◆ THE EXERCISE
Retype the data exactly, from its first line to the line containing "return d.data.value +", including both, and skip any picture.

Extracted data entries
------------
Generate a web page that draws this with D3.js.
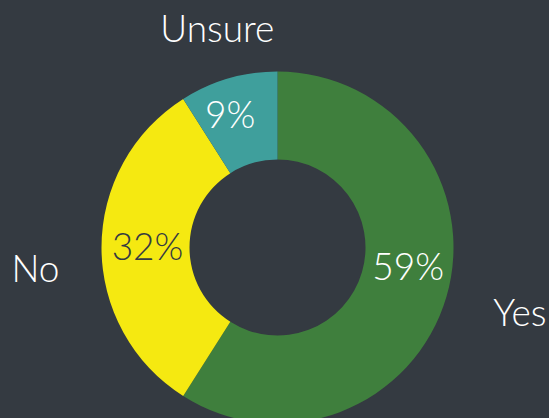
<!DOCTYPE html>
<html>
<head>
<meta charset="utf-8">
<script src="https://cdn.jsdelivr.net/npm/d3@7"></script>
<style>
  html, body { margin: 0; padding: 0; background: #343a41; }
  svg { display: block; }
  text { font-family: Lato, "Open Sans", sans-serif; font-weight: 300; }
</style>
</head>
<body>
<svg id="chart" width="549" height="418"></svg>
<script>
// answers in drawing order, clockwise from 12 o'clock
var categories = ["Yes", "No", "Unsure"];
var shares = [59, 32, 9];
var sliceColors = ["#3f7f3d", "#f5e911", "#3f9f9c"];
var valueColors = ["#ffffff", "#343a41", "#ffffff"];

// small hand nudges so labels sit where they were dragged in the original
var valueShift = [[2, -19], [4, -2], [-10, -5]];
var nameShift = [[-5, 0], [12, 20], [4, 1]];

var cx = 277.5, cy = 247.5;
var outerR = 176, innerR = 88;

var svg = d3.select('#chart');
var g = svg.append('g').attr('transform', 'translate(' + cx + ',' + cy + ')');

var rows = categories.map(function(c, i) {
  return { name: c, value: shares[i], color: sliceColors[i], ink: valueColors[i], i: i };
});

var pie = d3.pie().sort(null).value(function(d) { return d.value; });
var arcs = pie(rows);

var arc = d3.arc().innerRadius(innerR).outerRadius(outerR);
var valueArc = d3.arc().innerRadius(134).outerRadius(134);
var nameArc = d3.arc().innerRadius(230).outerRadius(230);

function place(a, shift) {
  return function(d) {
    var p = a.centroid(d), s = shift[d.data.i];
    return 'translate(' + (p[0] + s[0]) + ',' + (p[1] + s[1]) + ')';
  };
}

g.selectAll('path.slice')
  .data(arcs)
  .enter()
  .append('path')
  .attr('class', 'slice')
  .attr('d', arc)
  .attr('fill', function(d) { return d.data.color; });

g.selectAll('text.value')
  .data(arcs)
  .enter()
  .append('text')
  .attr('class', 'value')
  .attr('transform', place(valueArc, valueShift))
  .attr('text-anchor', 'middle')
  .attr('dominant-baseline', 'central')
  .attr('font-size', 37)
  .attr('fill', function(d) { return d.data.ink; })
  .text(function(d) { return d.data.value + '%'; });

g.selectAll('text.name')
  .data(arcs)
  .enter()
  .append('text')
  .attr('class', 'name')
  .attr('transform', place(nameArc, nameShift))
  .attr('text-anchor', function(d) {
    var s = Math.sin((d.startAngle + d.endAngle) / 2);
    if (s > 0.5) return 'start';
    if (s < -0.5) return 'end';
    return 'middle';
  })
  .attr('dominant-baseline', 'central')
  .attr('font-size', 37)
  .attr('fill', '#ffffff')
  .text(function(d) { return d.data.name; });
</script>
</body>
</html>
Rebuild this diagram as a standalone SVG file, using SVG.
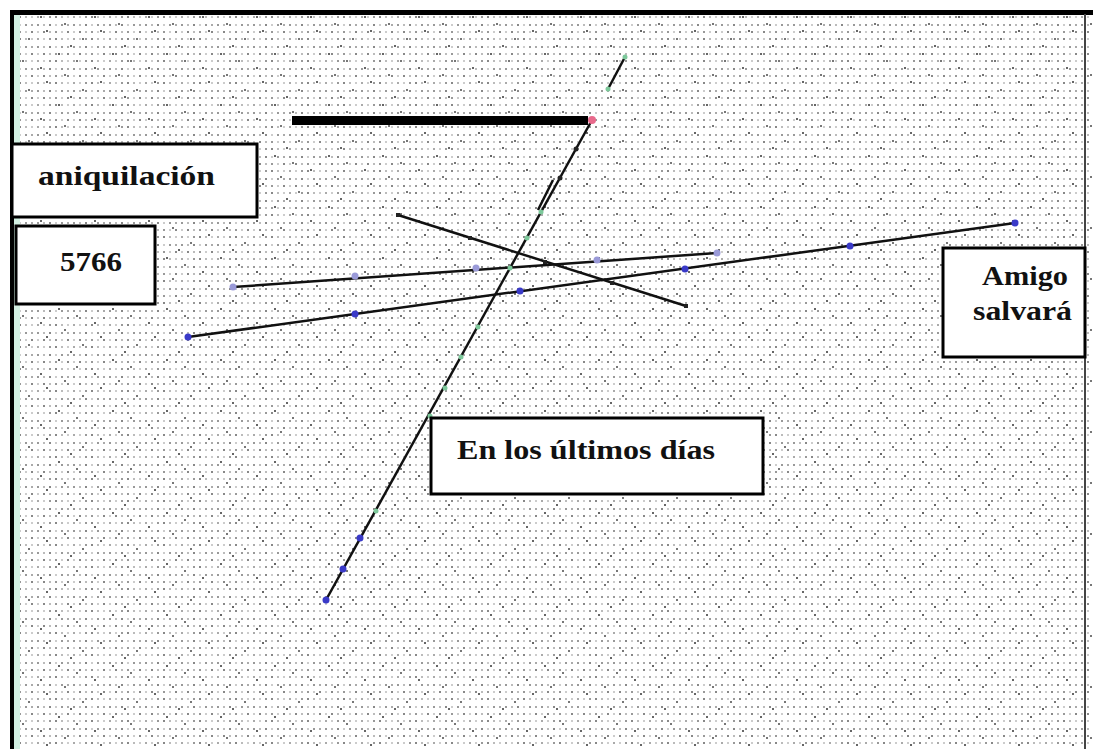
<svg xmlns="http://www.w3.org/2000/svg" width="1093" height="749" viewBox="0 0 1093 749">
<style>
.box{fill:#fff;stroke:#000;stroke-width:3}
.lbl{font-family:"Liberation Serif","Times New Roman",serif;font-weight:bold;font-size:27px;fill:#111}
.ln{stroke:#111;stroke-width:2.5;fill:none}
.dk{fill:#222}
.bl{fill:#3a3ac8}
.lb{fill:#9a9ad8}
.gr{fill:#7cc89a}
</style>
<defs>
<pattern id="bg1" width="36" height="22" patternUnits="userSpaceOnUse">
<rect x="1" y="2" width="2" height="2" fill="#999"/>
<rect x="7" y="2" width="2" height="2" fill="#bbb"/>
<rect x="13" y="2" width="2" height="2" fill="#888"/>
<rect x="19" y="2" width="2" height="2" fill="#ccc"/>
<rect x="25" y="2" width="2" height="2" fill="#999"/>
<rect x="31" y="2" width="2" height="2" fill="#aaa"/>
<rect x="1" y="9" width="2" height="2" fill="#ccc"/>
<rect x="7" y="9" width="2" height="2" fill="#888"/>
<rect x="13" y="9" width="2" height="2" fill="#bbb"/>
<rect x="19" y="9" width="2" height="2" fill="#999"/>
<rect x="25" y="9" width="2" height="2" fill="#ccc"/>
<rect x="31" y="9" width="2" height="2" fill="#888"/>
<rect x="1" y="16" width="2" height="2" fill="#aaa"/>
<rect x="7" y="16" width="2" height="2" fill="#ccc"/>
<rect x="13" y="16" width="2" height="2" fill="#999"/>
<rect x="19" y="16" width="2" height="2" fill="#888"/>
<rect x="25" y="16" width="2" height="2" fill="#bbb"/>
<rect x="31" y="16" width="2" height="2" fill="#ccc"/>
</pattern>
<pattern id="bg2" width="54" height="51" patternUnits="userSpaceOnUse">
<rect x="4" y="2" width="2" height="2" fill="#666"/>
<rect x="22" y="9" width="2" height="2" fill="#777"/>
<rect x="40" y="16" width="2" height="2" fill="#666"/>
<rect x="10" y="23" width="2" height="2" fill="#777"/>
<rect x="46" y="30" width="2" height="2" fill="#666"/>
<rect x="28" y="38" width="2" height="2" fill="#777"/>
<rect x="16" y="45" width="2" height="2" fill="#666"/>
</pattern>
</defs>
<rect width="1093" height="749" fill="#fff"/>
<g id="background">
<rect x="14" y="14" width="1079" height="735" fill="url(#bg1)"/>
<rect x="14" y="14" width="1079" height="735" fill="url(#bg2)"/>
<rect x="14" y="14" width="6" height="735" fill="#d2f0e2"/>
<rect x="10" y="10" width="1083" height="5" fill="#000"/>
<rect x="10" y="10" width="4" height="739" fill="#000"/>
<rect x="1084" y="14" width="2" height="735" fill="#444"/>
</g>
<g id="connectors">
<rect x="292" y="116" width="296" height="9" fill="#000"/>
<line class="ln" x1="326" y1="600" x2="592" y2="120"/>
<line class="ln" x1="538" y1="210" x2="553" y2="180"/>
<line class="ln" x1="608" y1="89" x2="625" y2="57"/>
<line class="ln" x1="398" y1="215" x2="686" y2="306"/>
<line class="ln" x1="233" y1="287" x2="717" y2="253"/>
<line class="ln" x1="188" y1="337" x2="1015" y2="223"/>
</g>
<g id="dots">
<circle class="bl" cx="326" cy="600" r="3.5"/>
<circle class="bl" cx="343" cy="569" r="3.5"/>
<circle class="bl" cx="360" cy="538" r="3.5"/>
<circle class="gr" cx="376" cy="511" r="2.5"/>
<circle class="gr" cx="430" cy="416" r="2.5"/>
<circle class="gr" cx="445" cy="388" r="2.5"/>
<circle class="gr" cx="461" cy="357" r="2.5"/>
<circle class="gr" cx="478" cy="327" r="2.5"/>
<circle class="gr" cx="510" cy="268" r="2.5"/>
<circle class="gr" cx="527" cy="238" r="2.5"/>
<circle class="gr" cx="541" cy="212" r="2.5"/>
<circle class="dk" cx="560" cy="178" r="2.5"/>
<circle class="dk" cx="576" cy="149" r="2.5"/>
<circle fill="#e86a8c" cx="592" cy="120" r="4"/>
<circle class="gr" cx="608" cy="89" r="2.5"/>
<circle class="gr" cx="625" cy="57" r="2.5"/>
<rect class="dk" x="396" y="213" width="4" height="4"/>
<rect class="dk" x="468" y="236" width="4" height="4"/>
<rect class="dk" x="543" y="260" width="4" height="4"/>
<rect class="dk" x="610" y="281" width="4" height="4"/>
<rect class="dk" x="684" y="304" width="4" height="4"/>
<circle class="lb" cx="233" cy="287" r="3.5"/>
<circle class="lb" cx="355" cy="276" r="3.5"/>
<circle class="lb" cx="476" cy="268" r="3.5"/>
<circle class="lb" cx="597" cy="260" r="3.5"/>
<circle class="lb" cx="717" cy="253" r="3.5"/>
<circle class="bl" cx="188" cy="337" r="3.5"/>
<circle class="bl" cx="355" cy="314" r="3.5"/>
<circle class="bl" cx="520" cy="291" r="3.5"/>
<circle class="bl" cx="685" cy="269" r="3.5"/>
<circle class="bl" cx="850" cy="246" r="3.5"/>
<circle class="bl" cx="1015" cy="223" r="3.5"/>
</g>
<g id="node-aniquilacion">
<rect class="box" x="12" y="144" width="245" height="73"/>
<text class="lbl" x="38" y="185" textLength="177" lengthAdjust="spacingAndGlyphs">aniquilación</text>
</g>
<g id="node-5766">
<rect class="box" x="16" y="226" width="139" height="78"/>
<text class="lbl" x="60" y="271" textLength="62" lengthAdjust="spacingAndGlyphs">5766</text>
</g>
<g id="node-amigo">
<rect class="box" x="943" y="248" width="142" height="109"/>
<text class="lbl" x="982" y="285" textLength="86" lengthAdjust="spacingAndGlyphs">Amigo</text>
<text class="lbl" x="973" y="320" textLength="99" lengthAdjust="spacingAndGlyphs">salvará</text>
</g>
<g id="node-ultimos">
<rect class="box" x="431" y="418" width="332" height="76"/>
<text class="lbl" x="457" y="459" textLength="258" lengthAdjust="spacingAndGlyphs">En los últimos días</text>
</g>
</svg>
------------
◆ THE REPLY
Generate a web page that draws this with D3.js.
<!DOCTYPE html>
<html>
<head>
<meta charset="utf-8">
<script src="https://cdn.jsdelivr.net/npm/d3@7"></script>
<style>
  html, body { margin: 0; padding: 0; background: #343a41; }
  svg { display: block; }
  text { font-family: Lato, "Open Sans", sans-serif; font-weight: 300; }
</style>
</head>
<body>
<svg id="chart" width="549" height="418"></svg>
<script>
// answers in drawing order, clockwise from 12 o'clock
var categories = ["Yes", "No", "Unsure"];
var shares = [59, 32, 9];
var sliceColors = ["#3f7f3d", "#f5e911", "#3f9f9c"];
var valueColors = ["#ffffff", "#343a41", "#ffffff"];

// small hand nudges so labels sit where they were dragged in the original
var valueShift = [[2, -19], [4, -2], [-10, -5]];
var nameShift = [[-5, 0], [12, 20], [4, 1]];

var cx = 277.5, cy = 247.5;
var outerR = 176, innerR = 88;

var svg = d3.select('#chart');
var g = svg.append('g').attr('transform', 'translate(' + cx + ',' + cy + ')');

var rows = categories.map(function(c, i) {
  return { name: c, value: shares[i], color: sliceColors[i], ink: valueColors[i], i: i };
});

var pie = d3.pie().sort(null).value(function(d) { return d.value; });
var arcs = pie(rows);

var arc = d3.arc().innerRadius(innerR).outerRadius(outerR);
var valueArc = d3.arc().innerRadius(134).outerRadius(134);
var nameArc = d3.arc().innerRadius(230).outerRadius(230);

function place(a, shift) {
  return function(d) {
    var p = a.centroid(d), s = shift[d.data.i];
    return 'translate(' + (p[0] + s[0]) + ',' + (p[1] + s[1]) + ')';
  };
}

g.selectAll('path.slice')
  .data(arcs)
  .enter()
  .append('path')
  .attr('class', 'slice')
  .attr('d', arc)
  .attr('fill', function(d) { return d.data.color; });

g.selectAll('text.value')
  .data(arcs)
  .enter()
  .append('text')
  .attr('class', 'value')
  .attr('transform', place(valueArc, valueShift))
  .attr('text-anchor', 'middle')
  .attr('dominant-baseline', 'central')
  .attr('font-size', 37)
  .attr('fill', function(d) { return d.data.ink; })
  .text(function(d) { return d.data.value + '%'; });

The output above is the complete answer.